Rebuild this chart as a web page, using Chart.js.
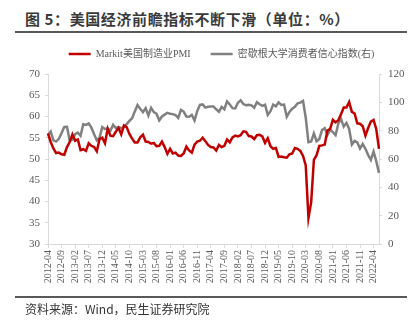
******************************
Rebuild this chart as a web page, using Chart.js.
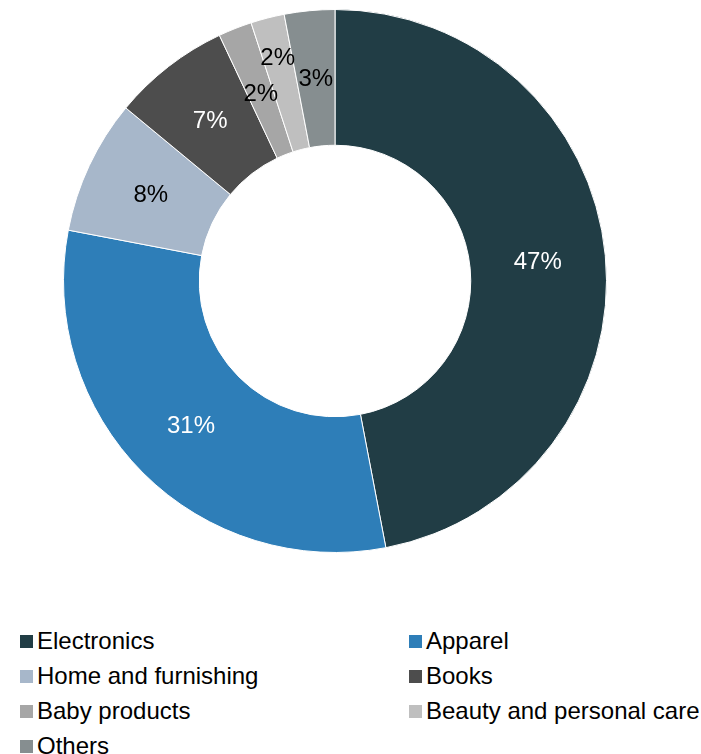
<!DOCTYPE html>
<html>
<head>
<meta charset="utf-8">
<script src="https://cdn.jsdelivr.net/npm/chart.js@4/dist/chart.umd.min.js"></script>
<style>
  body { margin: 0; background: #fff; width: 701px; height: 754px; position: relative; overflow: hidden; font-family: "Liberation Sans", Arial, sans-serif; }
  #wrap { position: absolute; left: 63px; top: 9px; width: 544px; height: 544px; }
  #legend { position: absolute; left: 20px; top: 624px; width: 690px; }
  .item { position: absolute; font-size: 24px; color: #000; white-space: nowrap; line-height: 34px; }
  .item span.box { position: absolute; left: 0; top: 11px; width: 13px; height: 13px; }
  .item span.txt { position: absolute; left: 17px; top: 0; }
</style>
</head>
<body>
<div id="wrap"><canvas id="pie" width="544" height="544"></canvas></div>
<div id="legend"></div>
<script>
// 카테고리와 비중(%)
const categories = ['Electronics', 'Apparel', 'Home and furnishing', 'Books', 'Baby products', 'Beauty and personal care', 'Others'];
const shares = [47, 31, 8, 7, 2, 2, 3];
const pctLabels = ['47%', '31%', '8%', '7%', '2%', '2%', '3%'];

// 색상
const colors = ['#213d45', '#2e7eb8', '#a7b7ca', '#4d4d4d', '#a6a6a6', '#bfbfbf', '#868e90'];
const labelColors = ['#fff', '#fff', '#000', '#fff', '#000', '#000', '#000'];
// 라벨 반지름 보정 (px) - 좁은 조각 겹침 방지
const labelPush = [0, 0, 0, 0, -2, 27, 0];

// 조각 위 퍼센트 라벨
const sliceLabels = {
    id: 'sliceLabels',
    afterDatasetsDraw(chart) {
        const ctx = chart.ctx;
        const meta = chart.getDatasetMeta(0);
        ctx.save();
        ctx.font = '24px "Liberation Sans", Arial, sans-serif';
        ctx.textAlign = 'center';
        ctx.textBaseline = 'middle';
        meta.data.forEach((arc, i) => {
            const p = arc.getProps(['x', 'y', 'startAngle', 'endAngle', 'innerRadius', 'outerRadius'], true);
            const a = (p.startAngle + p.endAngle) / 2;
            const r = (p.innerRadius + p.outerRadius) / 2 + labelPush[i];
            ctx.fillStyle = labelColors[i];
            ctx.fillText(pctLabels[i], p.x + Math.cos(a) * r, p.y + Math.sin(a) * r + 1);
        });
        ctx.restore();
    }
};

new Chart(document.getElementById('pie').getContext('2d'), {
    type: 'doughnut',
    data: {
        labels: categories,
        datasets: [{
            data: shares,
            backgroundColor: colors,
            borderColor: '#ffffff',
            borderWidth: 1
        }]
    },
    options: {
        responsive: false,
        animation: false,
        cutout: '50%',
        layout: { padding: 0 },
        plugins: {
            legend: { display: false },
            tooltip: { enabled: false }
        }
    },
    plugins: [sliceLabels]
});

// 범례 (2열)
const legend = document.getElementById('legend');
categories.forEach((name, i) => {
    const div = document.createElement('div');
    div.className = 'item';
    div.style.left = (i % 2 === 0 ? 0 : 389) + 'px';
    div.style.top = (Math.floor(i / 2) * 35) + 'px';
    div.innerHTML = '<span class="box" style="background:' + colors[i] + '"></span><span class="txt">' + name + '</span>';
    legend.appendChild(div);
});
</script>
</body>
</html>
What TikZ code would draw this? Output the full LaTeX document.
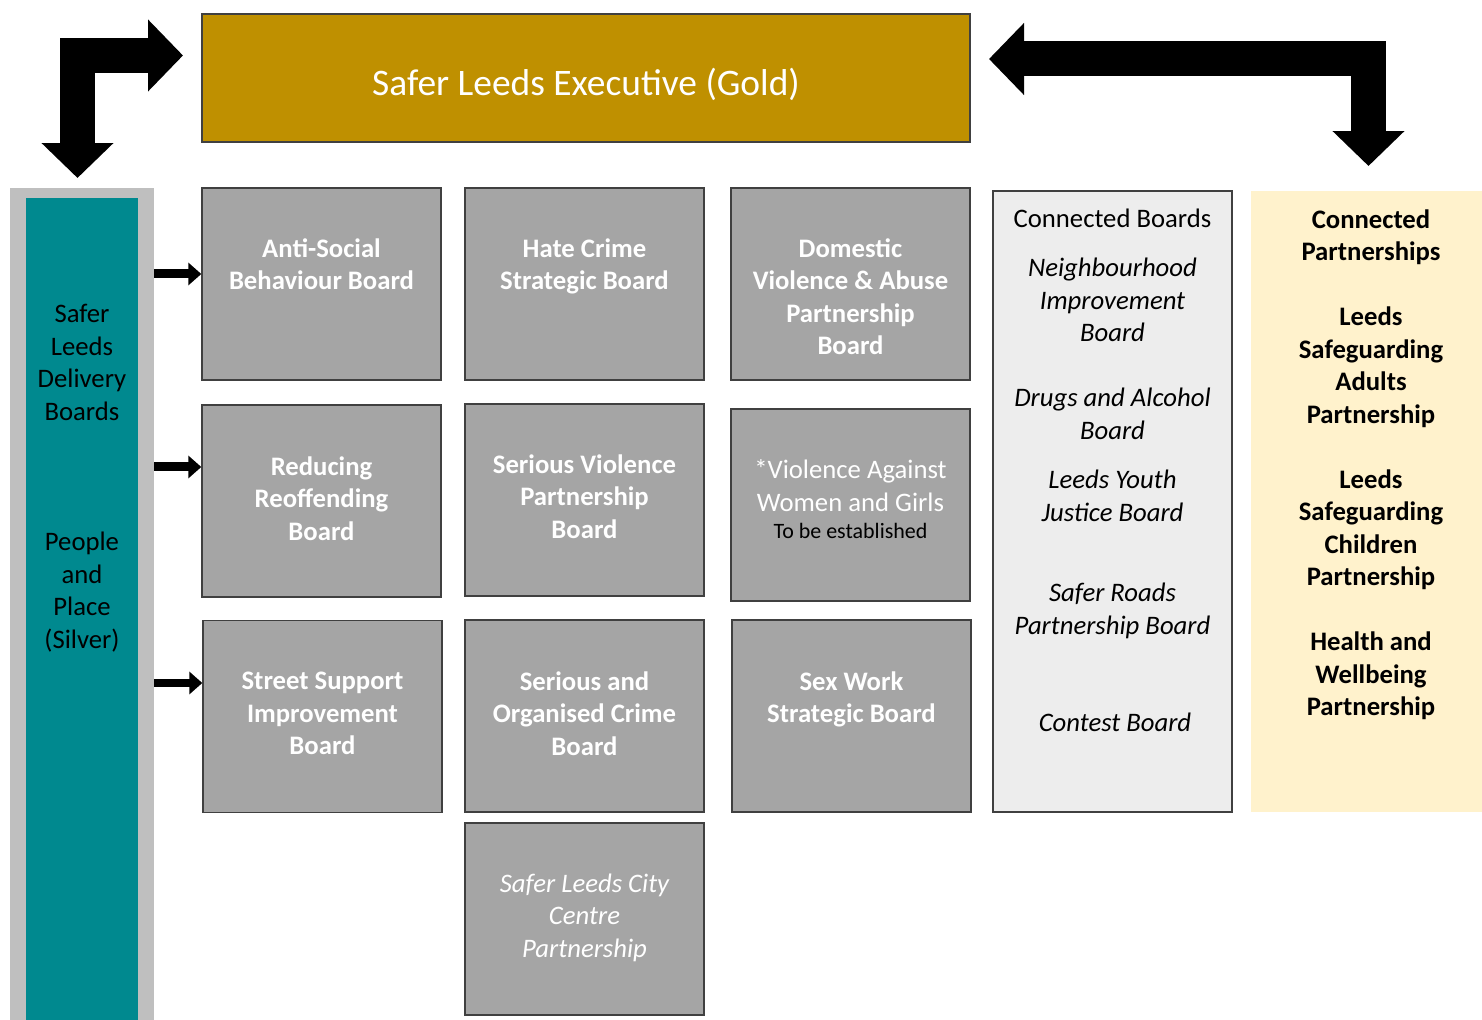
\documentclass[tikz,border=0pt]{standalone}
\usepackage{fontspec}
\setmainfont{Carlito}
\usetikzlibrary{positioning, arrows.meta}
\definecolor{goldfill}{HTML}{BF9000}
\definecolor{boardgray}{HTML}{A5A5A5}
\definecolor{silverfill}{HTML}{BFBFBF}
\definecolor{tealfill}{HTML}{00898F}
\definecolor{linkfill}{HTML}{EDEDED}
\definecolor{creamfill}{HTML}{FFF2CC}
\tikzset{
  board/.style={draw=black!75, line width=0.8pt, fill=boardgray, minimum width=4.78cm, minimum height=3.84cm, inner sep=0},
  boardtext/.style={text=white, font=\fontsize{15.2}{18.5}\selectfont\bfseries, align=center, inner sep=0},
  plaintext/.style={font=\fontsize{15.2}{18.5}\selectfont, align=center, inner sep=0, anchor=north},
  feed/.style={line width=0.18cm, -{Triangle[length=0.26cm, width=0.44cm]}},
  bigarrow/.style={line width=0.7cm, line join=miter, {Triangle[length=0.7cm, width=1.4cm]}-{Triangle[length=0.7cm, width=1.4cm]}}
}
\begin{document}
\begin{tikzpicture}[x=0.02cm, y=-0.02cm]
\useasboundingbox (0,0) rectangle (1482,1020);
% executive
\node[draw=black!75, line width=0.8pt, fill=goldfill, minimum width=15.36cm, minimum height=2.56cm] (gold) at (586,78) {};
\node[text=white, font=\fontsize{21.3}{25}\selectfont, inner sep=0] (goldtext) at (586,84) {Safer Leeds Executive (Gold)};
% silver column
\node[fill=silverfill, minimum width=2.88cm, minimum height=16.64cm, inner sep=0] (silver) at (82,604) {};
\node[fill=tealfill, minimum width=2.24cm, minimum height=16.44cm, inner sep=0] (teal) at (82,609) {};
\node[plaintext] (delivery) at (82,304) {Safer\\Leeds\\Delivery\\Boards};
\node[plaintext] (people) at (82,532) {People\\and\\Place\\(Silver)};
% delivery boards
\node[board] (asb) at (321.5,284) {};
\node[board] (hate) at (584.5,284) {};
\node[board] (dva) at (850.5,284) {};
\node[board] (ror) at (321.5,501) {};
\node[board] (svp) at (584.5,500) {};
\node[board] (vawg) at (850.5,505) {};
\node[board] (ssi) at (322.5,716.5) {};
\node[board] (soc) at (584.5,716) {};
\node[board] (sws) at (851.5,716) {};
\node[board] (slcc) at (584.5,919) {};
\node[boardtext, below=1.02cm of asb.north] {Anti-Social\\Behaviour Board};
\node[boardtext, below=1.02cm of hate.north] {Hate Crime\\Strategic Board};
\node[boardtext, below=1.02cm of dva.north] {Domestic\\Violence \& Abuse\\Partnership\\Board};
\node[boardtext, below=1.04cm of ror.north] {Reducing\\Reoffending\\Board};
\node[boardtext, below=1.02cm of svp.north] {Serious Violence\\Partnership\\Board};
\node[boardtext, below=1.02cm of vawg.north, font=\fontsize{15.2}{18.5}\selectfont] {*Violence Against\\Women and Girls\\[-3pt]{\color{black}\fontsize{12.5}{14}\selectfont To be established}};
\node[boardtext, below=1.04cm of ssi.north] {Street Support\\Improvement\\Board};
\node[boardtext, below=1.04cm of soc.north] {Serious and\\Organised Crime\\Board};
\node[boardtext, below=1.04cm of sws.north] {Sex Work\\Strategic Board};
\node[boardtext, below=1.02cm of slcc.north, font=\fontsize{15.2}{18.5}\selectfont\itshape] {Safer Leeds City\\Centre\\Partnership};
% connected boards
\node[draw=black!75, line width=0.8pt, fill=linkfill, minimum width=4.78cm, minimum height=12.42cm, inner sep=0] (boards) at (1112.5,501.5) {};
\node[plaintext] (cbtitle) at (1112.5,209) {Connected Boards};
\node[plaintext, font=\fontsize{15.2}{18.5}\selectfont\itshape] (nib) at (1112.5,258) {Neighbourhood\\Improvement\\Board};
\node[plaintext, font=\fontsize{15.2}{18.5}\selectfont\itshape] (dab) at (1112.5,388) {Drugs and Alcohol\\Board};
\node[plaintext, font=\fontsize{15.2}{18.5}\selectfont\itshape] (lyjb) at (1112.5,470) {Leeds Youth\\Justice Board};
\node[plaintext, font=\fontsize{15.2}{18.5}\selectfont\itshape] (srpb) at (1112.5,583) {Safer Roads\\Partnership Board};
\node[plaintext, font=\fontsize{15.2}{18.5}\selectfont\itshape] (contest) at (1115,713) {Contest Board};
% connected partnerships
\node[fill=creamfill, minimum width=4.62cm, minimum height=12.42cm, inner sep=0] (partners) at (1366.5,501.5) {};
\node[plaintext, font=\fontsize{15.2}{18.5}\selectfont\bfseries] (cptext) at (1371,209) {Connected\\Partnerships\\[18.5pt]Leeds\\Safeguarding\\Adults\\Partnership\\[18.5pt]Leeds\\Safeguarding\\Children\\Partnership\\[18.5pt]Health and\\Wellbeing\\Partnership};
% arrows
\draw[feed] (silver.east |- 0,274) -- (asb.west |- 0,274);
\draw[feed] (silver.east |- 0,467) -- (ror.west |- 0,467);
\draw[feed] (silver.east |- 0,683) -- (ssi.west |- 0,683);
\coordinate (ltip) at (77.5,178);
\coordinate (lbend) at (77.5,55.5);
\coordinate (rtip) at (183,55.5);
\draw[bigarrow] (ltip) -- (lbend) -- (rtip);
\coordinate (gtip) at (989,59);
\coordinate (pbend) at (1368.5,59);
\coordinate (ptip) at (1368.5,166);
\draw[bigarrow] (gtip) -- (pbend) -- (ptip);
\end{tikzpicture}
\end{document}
******************************
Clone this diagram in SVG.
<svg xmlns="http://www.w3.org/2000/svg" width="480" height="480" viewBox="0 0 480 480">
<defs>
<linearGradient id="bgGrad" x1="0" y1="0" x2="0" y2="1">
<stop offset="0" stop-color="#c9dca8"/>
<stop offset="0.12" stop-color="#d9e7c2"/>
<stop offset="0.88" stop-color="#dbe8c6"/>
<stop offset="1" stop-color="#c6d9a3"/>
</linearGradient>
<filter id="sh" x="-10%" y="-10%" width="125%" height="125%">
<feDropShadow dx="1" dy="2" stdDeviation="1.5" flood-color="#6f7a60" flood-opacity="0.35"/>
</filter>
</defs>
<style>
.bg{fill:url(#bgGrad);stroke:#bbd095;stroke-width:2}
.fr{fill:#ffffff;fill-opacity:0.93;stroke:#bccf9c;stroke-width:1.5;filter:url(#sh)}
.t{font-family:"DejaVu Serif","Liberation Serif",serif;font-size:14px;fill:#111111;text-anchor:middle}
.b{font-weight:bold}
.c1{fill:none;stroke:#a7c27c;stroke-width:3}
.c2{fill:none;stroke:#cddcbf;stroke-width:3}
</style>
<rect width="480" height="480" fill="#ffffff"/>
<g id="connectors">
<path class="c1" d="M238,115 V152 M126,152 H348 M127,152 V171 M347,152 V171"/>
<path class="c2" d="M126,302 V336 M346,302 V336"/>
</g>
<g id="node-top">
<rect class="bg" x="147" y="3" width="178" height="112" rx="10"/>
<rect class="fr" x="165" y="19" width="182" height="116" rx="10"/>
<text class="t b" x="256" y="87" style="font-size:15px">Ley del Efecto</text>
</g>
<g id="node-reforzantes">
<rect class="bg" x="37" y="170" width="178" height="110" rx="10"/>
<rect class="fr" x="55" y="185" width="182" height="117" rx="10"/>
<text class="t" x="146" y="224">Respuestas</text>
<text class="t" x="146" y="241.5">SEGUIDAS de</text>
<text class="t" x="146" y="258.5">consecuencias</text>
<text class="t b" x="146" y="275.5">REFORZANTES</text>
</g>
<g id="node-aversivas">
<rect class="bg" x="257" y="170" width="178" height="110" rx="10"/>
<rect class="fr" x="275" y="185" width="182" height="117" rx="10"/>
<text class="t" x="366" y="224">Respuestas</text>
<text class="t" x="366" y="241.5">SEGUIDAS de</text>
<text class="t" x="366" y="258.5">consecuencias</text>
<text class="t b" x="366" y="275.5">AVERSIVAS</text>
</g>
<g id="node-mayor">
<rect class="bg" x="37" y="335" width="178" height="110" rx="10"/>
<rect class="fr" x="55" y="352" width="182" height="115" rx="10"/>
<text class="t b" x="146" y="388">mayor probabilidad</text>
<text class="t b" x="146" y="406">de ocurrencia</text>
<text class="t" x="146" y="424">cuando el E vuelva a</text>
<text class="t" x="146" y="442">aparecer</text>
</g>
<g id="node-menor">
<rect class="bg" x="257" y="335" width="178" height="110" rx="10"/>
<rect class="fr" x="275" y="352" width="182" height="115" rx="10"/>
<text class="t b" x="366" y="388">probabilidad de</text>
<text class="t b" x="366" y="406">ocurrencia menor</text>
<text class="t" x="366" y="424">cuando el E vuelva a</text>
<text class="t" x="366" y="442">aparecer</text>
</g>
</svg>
******************************
» **OBJECTIVE**: Reply with nothing except the number of lines in the listing above that include "this".

» **TASK OUTPUT**: 4